Register Thursday | December 26 | 2024

I'm Not Being Paid to Write This


As one of the three unpaid part-time interns at Maisonneuve, I receive neither a salary nor a stipend. I started in January and will leave in June, making room for the next crop of interns. Ideally, by then, my feet will be firmly wedged in the Door of the journalism industry. 

It seems, though, I’m a dying breed. Last week, news broke that the Ontario Ministry of Labour had ordered the Walrus and Toronto Life to either shut down their unpaid internship programs or start paying interns, citing a breach of the Employment Standards Act. 

Both Toronto-based magazines cancelled their programs. Interns at the Walrus worked full-time for four to six months, while Toronto Life’s internships ran from three to six months and ranged in hours from part- to full-time, said St. Joseph Media’s director of human resources Catheryn Kendall. Students who are interning for school credit are allowed to continue their placements. 

This is good news because I do believe people should be paid for their work. Paying interns, the next generation of writers and editors, recognizes their value and the small but crucial role they play. It’s disappointing these magazines couldn’t drum up the funds to keep interns on staff. Unpaid internships benefit the already-privileged—people from wealthy backgrounds can more-easily afford to work for free and will climb the ladder faster than those who can’t.I come from a comfortable, middle-class family, but working for free, full-time, for several months at a time has never been something I can afford. (Maisonneuve’s program is part-time, which is the reason I’m able to work there.) That’s doubly true for less privileged people trying to break into journalism. 

Media companies faced with these criticisms often respond by crying poor. As Douglas Knight, president of Toronto Life’s parent company St. Joseph Media, told the Toronto Star, “I can’t even afford to pay regular cost of living increases to my staff, let alone my interns.” 

In an article posted this week on Story Board, Derek Finkle notes that Knight didn't mention the salaries of “non-regular staff” and management, including himself. Finkle, Toronto Life’s first-ever unpaid intern in the early nineties, and wrote a 7,000-word cover story for the magazine. When he requested payment for it, then-editor John Macfarlane told Finkle he couldn’t afford to pay him anything.

“Coincidentally, Macfarlane had disclosed around this time in one of Toronto Life’s ‘Who Earns What’ issues that his salary was $120,000 plus bonuses,” Finkle writes.

Knight is “presumably making significantly more than John Macfarlane was in the early 1990s. That sort of redistribution of funds is apparently not up for discussion; it’s easier to simply pout and cancel the internship program.”

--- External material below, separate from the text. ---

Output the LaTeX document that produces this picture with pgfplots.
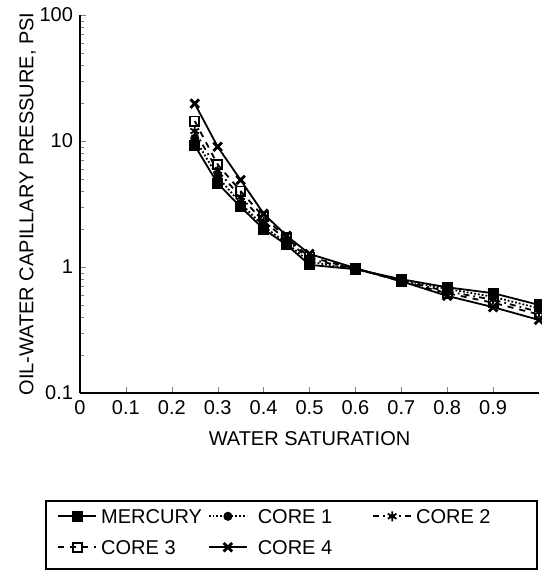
\documentclass[border=0pt]{standalone}
\usepackage{pgfplots}
\pgfplotsset{compat=1.18}
\usepackage{fontspec}
\setmainfont{Liberation Sans}

\begin{document}
\begin{tikzpicture}
  \begin{axis}[
      scale only axis,
      clip=false,
      width=229.5pt, height=189pt,
      ymode=log,
      xmin=0, xmax=1,
      ymin=0.1, ymax=100,
      xtick={0,0.1,...,0.9},
      ytick={0.1,1,10,100},
      yticklabels={0.1,1,10,100},
      axis lines=left,
      axis line style={-, line width=0.8pt},
      tick align=inside,
      major tick length=3pt,
      minor tick length=2pt,
      xlabel={WATER SATURATION},
      ylabel={OIL-WATER CAPILLARY PRESSURE, PSI},
      xlabel style={yshift=-2pt},
      ylabel style={yshift=-5pt},
      font=\fontsize{10}{12}\selectfont,
      tick label style={font=\fontsize{10}{12}\selectfont},
      /pgf/number format/assume math mode=true,
      legend columns=3,
      legend cell align=left,
      legend image code/.code={
        \draw[mark repeat=2,mark phase=2] plot coordinates {(0pt,0pt) (9.5pt,0pt) (19pt,0pt)};
      },
      legend style={
        draw=none, fill=none, inner sep=0pt,
        at={(rel axis cs:-0.05,-0.296)}, anchor=north west,
        font=\fontsize{10}{12}\selectfont,
        nodes={text height=7pt, text depth=0pt, inner sep=2pt},
        /tikz/column 2/.style={column sep=1pt},
        /tikz/column 3/.style={column sep=3pt},
        /tikz/column 4/.style={column sep=18pt},
        row sep=4.5pt,
      },
      every axis plot/.append style={line width=0.9pt, black},
    ]
    \addplot[solid, mark=square*, mark size=2.3pt] coordinates {
      (0.25,9.2) (0.30,4.6) (0.35,3.0) (0.40,2.0) (0.45,1.5) (0.50,1.04)
      (0.60,0.96) (0.70,0.80) (0.80,0.69) (0.90,0.62) (1.00,0.50)
    };
    \addplot[densely dotted, mark=*, mark size=1.8pt, mark options={solid}] coordinates {
      (0.25,10.5) (0.30,5.2) (0.35,3.2) (0.40,2.1) (0.45,1.55) (0.50,1.1)
      (0.60,0.96) (0.70,0.79) (0.80,0.67) (0.90,0.58) (1.00,0.47)
    };
    \addplot[dash dot, mark=asterisk, mark size=2.5pt, mark options={solid}] coordinates {
      (0.25,12) (0.30,5.8) (0.35,3.6) (0.40,2.3) (0.45,1.65) (0.50,1.15)
      (0.60,0.97) (0.70,0.78) (0.80,0.64) (0.90,0.55) (1.00,0.44)
    };
    \addplot[dashed, mark=square, mark size=2.3pt, mark options={solid, fill=white}] coordinates {
      (0.25,14.4) (0.30,6.5) (0.35,4.0) (0.40,2.5) (0.45,1.7) (0.50,1.2)
      (0.60,0.97) (0.70,0.77) (0.80,0.62) (0.90,0.52) (1.00,0.42)
    };
    \addplot[solid, mark=x, mark size=3pt, mark options={line width=1.4pt}] coordinates {
      (0.25,19.8) (0.30,9) (0.35,4.9) (0.40,2.65) (0.45,1.77) (0.50,1.27)
      (0.60,0.98) (0.70,0.77) (0.80,0.59) (0.90,0.48) (1.00,0.38)
    };
    \legend{MERCURY, CORE 1, CORE 2, CORE 3, CORE 4}
    \draw[line width=0.7pt] (rel axis cs:-0.074,-0.286) rectangle (rel axis cs:0.9956,-0.466);
  \end{axis}
  \pgfresetboundingbox
  \path (-40pt,-89.5pt) rectangle (230.5pt,196.5pt);
\end{tikzpicture}
\end{document}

I think if media companies producing for-profit magazines were to be honest, they’d admit they could afford to pay interns. But they haven’t had to, because hordes of young writers and reporters graduate every year eager for work experience.

I often wonder about the value of unpaid internships. Their defenders describe them as “investments”—sure, they say, you’re losing out on a few months’ wages, but then you can bank a new line item on your CV, redeemable with future employers. And, yeah, once you’re in the office and on the masthead, for four or six or however many months, you’re golden. Learning from the country’s best magazine editors is a dream. But what about after, when you’re out and the new interns are in? You’ve been replaced. There is, it seems, no shortage of people willing and able to work for free. 

And yet here I am, an unpaid intern. I see the hypocrisy, and it does make me uncomfortable. I’ve told people nosy enough to ask that I earn a stipend, just because I detest having to say that I work for free. That I can afford to. 

I’ve justified it to myself, but I struggle with whether that’s enough. Here’s my reasoning: 

Maisonneuve’s internship program is different from the Monday-to-Friday, nine-to-five-plus-overtime internship offered at so many other magazines. It’s a smaller publication, with a smaller staff. The hours are part-time and flexible. I’m not required to spend any time in the office. I have time to pursue other, paid work, which is what I’m desperately trying to do. Plus, Maisonneuve is a non-profit. (So is the Walrus; St. Joseph Media, which publishes Toronto Life, is not.) It’s not like there’s a CEO making a buck off my unremunerated labour.

Still—and my editors told me to be honest here—working for free is not an ideal situation. It never is, no matter how flexible the hours. Burning through savings doesn’t feel good. 

But there are paid internships out there—some magazines are able to provide training as well as compensation to young journalists. Maclean’s and Canadian Business do; the former offers a one-year program with a $22,500 salary and a three-month summer internship that pays $1,750 per month, and the one-year internship at the latter pays $2,000 monthly. As well, most, if not all, of the internships offered at Canadian newspapers pay. 

I should know. Ironically, what made my move to Montreal and my first few months of paying rent here possible was a small nest egg from my internship last summer at the Telegraph-Journal newspaper. It was paid.